1976: quando l’archeologia si è fermata. Crotone tra esigenze abitative e valore storico
Domani, giovedì 7 marzo, presso il Museo e Giardini di Pitagora, in collaborazione col Consorzio di cooperative Jobel, si terrà l’ottava lezione del Corso di Archeologia e Storia del Gak 2024. Tommaso Tedesco relazionerà su “Crotone 1976: l'archeologia si è fermata”.
Il 21 febbraio 1976 il Soprintendente alle Antichità della Calabria, Giuseppe Foti, comunica alle cooperative edilizie del primo comprensorio PEEP il nulla osta alla costruzione degli edifici, non ritenendo degni di conservazione i resti archeologici rinvenuti nei saggi eseguiti a partire dal 1974 nel quartiere centrale dell’antica città di Kroton.

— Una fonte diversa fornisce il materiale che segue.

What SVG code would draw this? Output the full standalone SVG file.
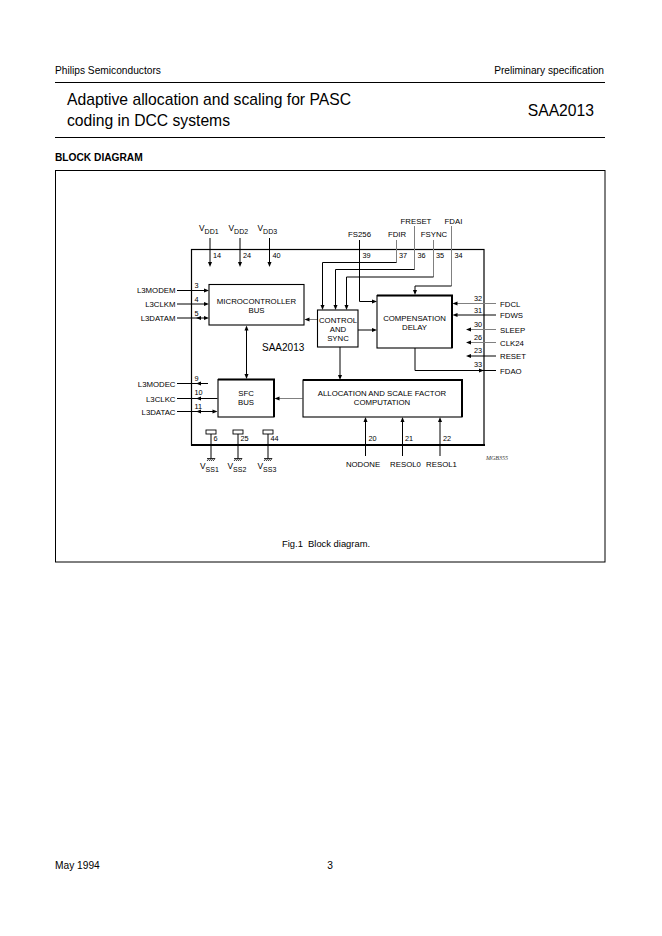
<svg xmlns="http://www.w3.org/2000/svg" xmlns:xlink="http://www.w3.org/1999/xlink" width="662" height="936" viewBox="0 0 662 936">
<style>
.ln{stroke:#000;stroke-width:1;fill:none}
.gl{stroke:#808080;stroke-width:1;fill:none}
.box{fill:#fff;stroke:#000;stroke-width:1.1}
.edge{stroke:#000;stroke-width:2;fill:none}
.t{font-family:"Liberation Sans",Arial,Helvetica,sans-serif;font-size:7.8px;fill:#000}
.n{font-family:"Liberation Sans",Arial,Helvetica,sans-serif;font-size:7.3px;fill:#000}
.v{font-family:"Liberation Sans",Arial,Helvetica,sans-serif;font-size:8.4px;fill:#000}
.s{font-size:7px}
.c{text-anchor:middle}
.e{text-anchor:end}
.hd{font-family:"Liberation Sans",Arial,Helvetica,sans-serif;fill:#000}
</style>
<defs>
<path id="ah" d="M0,0 L-5,-2 L-5,2 Z" fill="#000"/>
<g id="gnd"><path d="M-4,0 H4 M-2,0 L-4,2.5 M0,0 L-2,2.5 M2,0 L0,2.5 M4,0 L2,2.5" stroke="#000" stroke-width="0.8" fill="none"/></g>
</defs>
<rect width="662" height="936" fill="#fff"/>

<g id="header">
<text class="hd" x="55" y="74" font-size="10.2">Philips Semiconductors</text>
<text class="hd" x="604" y="74" font-size="10.2" text-anchor="end">Preliminary specification</text>
<line x1="55" y1="82.5" x2="605" y2="82.5" stroke="#000" stroke-width="1"/>
<text class="hd" x="67" y="105" font-size="15.7">Adaptive allocation and scaling for PASC</text>
<text class="hd" x="67" y="126" font-size="15.7">coding in DCC systems</text>
<text class="hd" x="594" y="116" font-size="15.7" text-anchor="end">SAA2013</text>
<line x1="55" y1="137.5" x2="605" y2="137.5" stroke="#000" stroke-width="1"/>
<text class="hd" x="55" y="161" font-size="10.2" font-weight="bold">BLOCK DIAGRAM</text>
</g>

<rect id="frame" x="55.5" y="170.5" width="549.5" height="391.5" fill="none" stroke="#000" stroke-width="1"/>

<g id="chip">
<rect x="191.5" y="249.5" width="292.5" height="195.5" fill="none" stroke="#000" stroke-width="1.2"/>
<line x1="191" y1="445" x2="485" y2="445" stroke="#000" stroke-width="2"/>
<text class="hd" x="262" y="350.5" font-size="10">SAA2013</text>
</g>

<g id="connectors">
<path class="ln" d="M210,238 V263 M240,238 V263 M269.5,238 V263"/>
<use xlink:href="#ah" transform="translate(210,267) rotate(90)"/>
<use xlink:href="#ah" transform="translate(240,267) rotate(90)"/>
<use xlink:href="#ah" transform="translate(269.5,267) rotate(90)"/>
<path class="ln" d="M177,290.5 H205 M177,304 H205 M177,318 H205"/>
<use xlink:href="#ah" transform="translate(209,290.5)"/>
<use xlink:href="#ah" transform="translate(209,304)"/>
<use xlink:href="#ah" transform="translate(209,318)"/>
<use xlink:href="#ah" transform="translate(196,318) rotate(180)"/>
<path class="ln" d="M246.5,329 V375"/>
<use xlink:href="#ah" transform="translate(246.5,325.5) rotate(-90)"/>
<use xlink:href="#ah" transform="translate(246.5,379) rotate(90)"/>
<path class="gl" d="M317.5,319.5 H308"/>
<use xlink:href="#ah" transform="translate(304.5,319.5) rotate(180)"/>
<path class="ln" d="M177,383.5 H208"/>
<path class="ln" d="M199,383.5 H208" stroke-width="1.8"/>
<path class="ln" d="M177,398.5 H217.5 M177,411.5 H213.5"/>
<use xlink:href="#ah" transform="translate(196,383.5) rotate(180)"/>
<use xlink:href="#ah" transform="translate(196,398.5) rotate(180)"/>
<use xlink:href="#ah" transform="translate(196,411.5) rotate(180)"/>
<use xlink:href="#ah" transform="translate(217.5,411.5)"/>
<path class="gl" d="M302.5,398.5 H278"/>
<use xlink:href="#ah" transform="translate(274.5,398.5) rotate(180)"/>
<path class="ln" d="M340,347 V376"/>
<use xlink:href="#ah" transform="translate(340,380) rotate(90)"/>
<path class="ln" d="M358,330 H373"/>
<use xlink:href="#ah" transform="translate(377,330)"/>
<path class="ln" d="M359.5,240 V301.5 H373"/>
<use xlink:href="#ah" transform="translate(377,301.5)"/>
<path class="gl" d="M396.5,240 V262.5"/>
<path class="ln" d="M396.5,262.5 H322.5 V306"/>
<use xlink:href="#ah" transform="translate(322.5,310) rotate(90)"/>
<path class="gl" d="M414.5,226 V269.5"/>
<path class="ln" d="M414.5,269.5 H335.5 V306"/>
<use xlink:href="#ah" transform="translate(335.5,310) rotate(90)"/>
<path class="gl" d="M433.5,240 V277"/>
<path class="ln" d="M433.5,277 H346.5 V306"/>
<use xlink:href="#ah" transform="translate(346.5,310) rotate(90)"/>
<path class="gl" d="M451.5,226 V286"/>
<path class="ln" d="M451.5,286 H415 V291"/>
<use xlink:href="#ah" transform="translate(415,295) rotate(90)"/>
<path class="gl" d="M496,303.5 H456"/>
<use xlink:href="#ah" transform="translate(452.5,303.5) rotate(180)"/>
<path class="ln" d="M496,315 H456"/>
<use xlink:href="#ah" transform="translate(452.5,315) rotate(180)"/>
<path class="gl" d="M496,329.5 H470 M496,342.5 H470"/>
<path class="ln" d="M496,356 H470"/>
<use xlink:href="#ah" transform="translate(466,329.5) rotate(180)"/>
<use xlink:href="#ah" transform="translate(466,342.5) rotate(180)"/>
<use xlink:href="#ah" transform="translate(466,356) rotate(180)"/>
<path class="ln" d="M415,348 V370.5 H496"/>
<use xlink:href="#ah" transform="translate(484,370.5)"/>
<path class="ln" d="M365.5,456 V421 M402.5,456 V421 M440,456 V421"/>
<use xlink:href="#ah" transform="translate(365.5,417) rotate(-90)"/>
<use xlink:href="#ah" transform="translate(402.5,417) rotate(-90)"/>
<use xlink:href="#ah" transform="translate(440,417) rotate(-90)"/>
<g fill="none" stroke="#000" stroke-width="0.9">
<rect x="206" y="430" width="10" height="4"/>
<rect x="233" y="430" width="10" height="4"/>
<rect x="263" y="430" width="10" height="4"/>
</g>
<path class="ln" d="M211,434 V458.5 M238,434 V458.5 M268,434 V458.5"/>
<use xlink:href="#gnd" transform="translate(211,458.5)"/>
<use xlink:href="#gnd" transform="translate(238,458.5)"/>
<use xlink:href="#gnd" transform="translate(268,458.5)"/>
</g>

<g id="microcontroller-bus">
<rect class="box" x="209" y="284.5" width="95" height="40.5"/>
<text class="t c" x="256.5" y="303.5">MICROCONTROLLER</text>
<text class="t c" x="256.5" y="312.5">BUS</text>
</g>
<g id="control-and-sync">
<rect class="box" x="317.5" y="310" width="40.5" height="37"/>
<text class="t c" x="338" y="323">CONTROL</text>
<text class="t c" x="338" y="332">AND</text>
<text class="t c" x="338" y="341">SYNC</text>
</g>
<g id="compensation-delay">
<rect class="box" x="377" y="295.5" width="75" height="52.5"/>
<path class="edge" d="M377,295.5 H452 V348"/>
<text class="t c" x="414.5" y="321">COMPENSATION</text>
<text class="t c" x="414.5" y="330">DELAY</text>
</g>
<g id="sfc-bus">
<rect class="box" x="218" y="379.5" width="56" height="37.5"/>
<path class="edge" d="M218,379.5 H274 V417"/>
<text class="t c" x="246" y="396">SFC</text>
<text class="t c" x="246" y="405">BUS</text>
</g>
<g id="allocation">
<rect class="box" x="303" y="380" width="159" height="37"/>
<path class="edge" d="M303,380 H462 V417"/>
<text class="t c" x="382" y="396">ALLOCATION AND SCALE FACTOR</text>
<text class="t c" x="382" y="405">COMPUTATION</text>
</g>

<g id="pin-labels">
<text class="v" x="199" y="231">V<tspan class="s" dy="3">DD1</tspan></text>
<text class="v" x="228.5" y="231">V<tspan class="s" dy="3">DD2</tspan></text>
<text class="v" x="257.5" y="231">V<tspan class="s" dy="3">DD3</tspan></text>
<text class="n" x="213" y="258">14</text>
<text class="n" x="243" y="258">24</text>
<text class="n" x="272.5" y="258">40</text>
<text class="t c" x="359.5" y="237">FS256</text>
<text class="t c" x="397" y="237">FDIR</text>
<text class="t c" x="416" y="224">FRESET</text>
<text class="t c" x="434" y="237">FSYNC</text>
<text class="t c" x="453.5" y="224">FDAI</text>
<text class="n" x="362.5" y="258">39</text>
<text class="n" x="399" y="258">37</text>
<text class="n" x="417.5" y="258">36</text>
<text class="n" x="436" y="258">35</text>
<text class="n" x="454.5" y="258">34</text>
<text class="t e" x="175.5" y="293">L3MODEM</text>
<text class="t e" x="175.5" y="307">L3CLKM</text>
<text class="t e" x="175.5" y="321">L3DATAM</text>
<text class="t e" x="175.5" y="386.5">L3MODEC</text>
<text class="t e" x="175.5" y="401.5">L3CLKC</text>
<text class="t e" x="175.5" y="414.5">L3DATAC</text>
<text class="n" x="194.5" y="288">3</text>
<text class="n" x="194.5" y="301.5">4</text>
<text class="n" x="194.5" y="315.5">5</text>
<text class="n" x="194.5" y="380.5">9</text>
<text class="n" x="194.5" y="394.5">10</text>
<text class="n" x="194.5" y="408.5">11</text>
<text class="t" x="500" y="306.5">FDCL</text>
<text class="t" x="500" y="318">FDWS</text>
<text class="t" x="500" y="332.5">SLEEP</text>
<text class="t" x="500" y="345.5">CLK24</text>
<text class="t" x="500" y="359">RESET</text>
<text class="t" x="500" y="373.5">FDAO</text>
<text class="n e" x="482" y="300.5">32</text>
<text class="n e" x="482" y="312.5">31</text>
<text class="n e" x="482" y="326.5">30</text>
<text class="n e" x="482" y="339.5">26</text>
<text class="n e" x="482" y="353">23</text>
<text class="n e" x="482" y="367">33</text>
<text class="n" x="368.5" y="441">20</text>
<text class="n" x="405" y="441">21</text>
<text class="n" x="443" y="441">22</text>
<text class="n" x="213.5" y="441">6</text>
<text class="n" x="240.5" y="441">25</text>
<text class="n" x="270.5" y="441">44</text>
<text class="t c" x="363" y="467">NODONE</text>
<text class="t c" x="405.5" y="467">RESOL0</text>
<text class="t c" x="441.5" y="467">RESOL1</text>
<text class="v" x="200" y="469">V<tspan class="s" dy="3">SS1</tspan></text>
<text class="v" x="227.5" y="469">V<tspan class="s" dy="3">SS2</tspan></text>
<text class="v" x="257.5" y="469">V<tspan class="s" dy="3">SS3</tspan></text>
<text x="486" y="459.5" font-family="Liberation Serif,serif" font-style="italic" font-size="6" fill="#333">MGB355</text>
</g>

<text class="hd" x="282" y="547" font-size="9.4" xml:space="preserve" style="white-space:pre">Fig.1  Block diagram.</text>

<g id="footer">
<text class="hd" x="55" y="869" font-size="10.2">May 1994</text>
<text class="hd" x="330" y="869" font-size="10.2" text-anchor="middle">3</text>
</g>
</svg>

Vi sono state forti pressioni sul Ministero e sulla stessa Soprintendenza: si arriva a minacciare persino lo sciopero generale della città affinché prendesse il via il piano di edilizia economica e popolare (all’epoca il primo e più grande dell’Italia meridionale) necessario per affrontare l’esigenza abitativa degli operai delle fabbriche.
Nello stesso anno, nella parte Nord di Crotone, la Soprintendenza rileva la presenza di un altro vasto lembo della città greca, frequentato dalla fine dell'VIII alla fine del IV secolo a.C., mediante i saggi sul tracciato per la costruzione dell’acquedotto e gli accertamenti affidati a marzo del 1976 dalla Montedison alla Fondazione Lerici, iniziati tra l’estate e l’autunno dello stesso anno.
A dicembre del 1976 Lorenzo Quilici, docente di topografia antica all’Università La Sapienza di Roma, viene incaricato dal Consorzio industriale di Crotone di valutare la portata dei rinvenimenti. Quilici non esita ad affermare il significato della scoperta di “un eccezionale valore storico ed archeologico” in “quanto proprio nella forma della città vista nel suo assetto globale”, se ne sancisce l’incompatibilità non solo con il piano di destinazione industriale previsto ma anche con le fabbriche esistenti.
Affronta anche le prospettive urbanistiche, affermando che Crotone si trovava di fronte ad una svolta precisa: “non potrà mai divenire una vera grande città se dovrà piangere un giorno di aver sacrificato il suo patrimonio monumentale e con esso anche una qualifica ed un ruolo culturale che solo le può derivare dal rispetto della sua storia”.
La testimonianza di Quilici non viene recepita dalla città ma rimane relegata ad un articolo dei notiziari dell’associazione Italia Nostra.
Quello che avvenne dopo lo conosciamo: nel 1978 viene apposto il vincolo; nel 1993 l’apparato industriale di Crotone va in crisi; l’anno successivo l’area viene espropriata; nel 2001 la perimetrazione del SIN e il calvario della bonifica.
Anche il quartiere settentrionale della città greca viene per sempre ingabbiato all’interno dell’area industriale dismessa; si giunge perfino a proporne la “bonifica” mediante tombatura.